Ahmed Sékou Touré mérite d’être célébré, c’est une évidence ! Toutefois, toute démarche qui consiste à imposer sans dialogue, sans prise en compte de certaines zones d’ombre de son parcours, va de facto créer un effet de rejet. Comme c’est le cas d’un grand nombre d’acteurs publics de premier plan, il n’y a pas que du positif dans ses actions, d’où la nécessité d’examiner en profondeur celles-là afin de le célébrer au mieux. Ceci est valable pour toutes les grandes personnalités.

Tout ça pour dire que cette décision n’est pas un facteur de réconciliation, elle n’est pas non plus légitime. La légitimité implique l’adhésion du peuple. La différence entre la mise sur le marché d’un produit par une entreprise et le choix d’un acteur public de donner un nom à un espace de bien commun, c’est que ce dernier crée un imaginaire collectif, une vision de ce qu’est ou doit être la société. Il a un effet sur le rapport que le citoyen va entretenir avec son pays, sa région, son quartier ; selon la sphère concernée. C’est pourquoi, une telle décision méritait réflexions et échanges.

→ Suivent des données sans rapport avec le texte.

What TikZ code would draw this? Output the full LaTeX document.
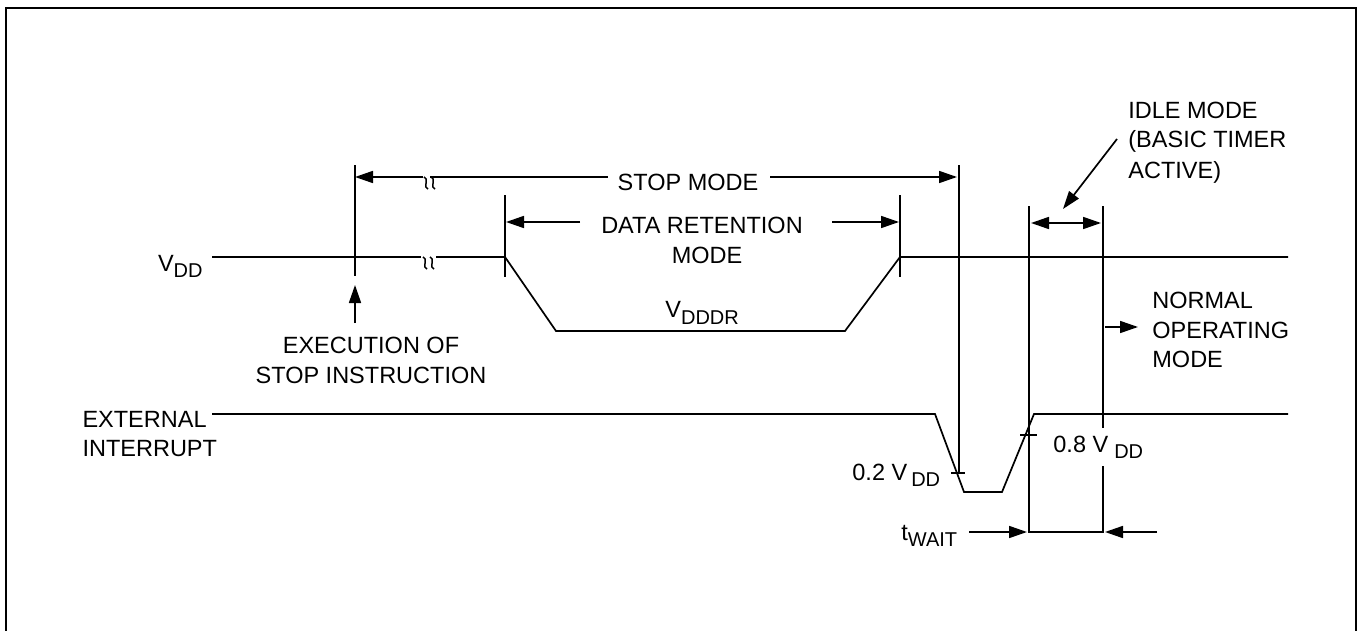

A mon avis, cette décision du colonel Mamadi Doumbouya n’a pas pour but de heurter les sensibilités d’une catégorie de Guinéens. Cet avis est fondé sur les décisions courageuses qu’il a prises depuis le 05 septembre 2021. Par ailleurs, il faut oser le dire, lui n’a pas une ‘forte culture’ scientifique en histoire et en sciences politiques, qui l’aurait amené à s’interroger sur le symbole et les conséquences d’une telle décision pour certains Guinéens. Il n’est pas non plus un acteur politique historique sensibilisé sur ces sujets.

Toutefois,  je m’interroge sur son entourage et la culture politique et historique de ses conseillers politiques, leur vision de la Guinée, ou encore, leur vision de la réconciliation nationale. La question ici n’est pas le choix de AST, j’aurais le même avis si cela concernait Dinah Salifou ou d’autres. Le consensus et la justification doivent être de mise sur les choix politiques à fort enjeux symboliques. On ne peut pas continuer à faire des choix politiques conflictuels pour espérer construire un imaginaire collectif national.

Construire un roman national ne consiste pas à additionner des actes isolés pour satisfaire chaque catégorie sociale. Pour le cas de la Guinée, chaque ethnie. Car « imprimer » l’imaginaire collectif d’une société ne consiste pas en une addition de symboles. La démarche du choix de symboles compte plus que le symbole lui-même.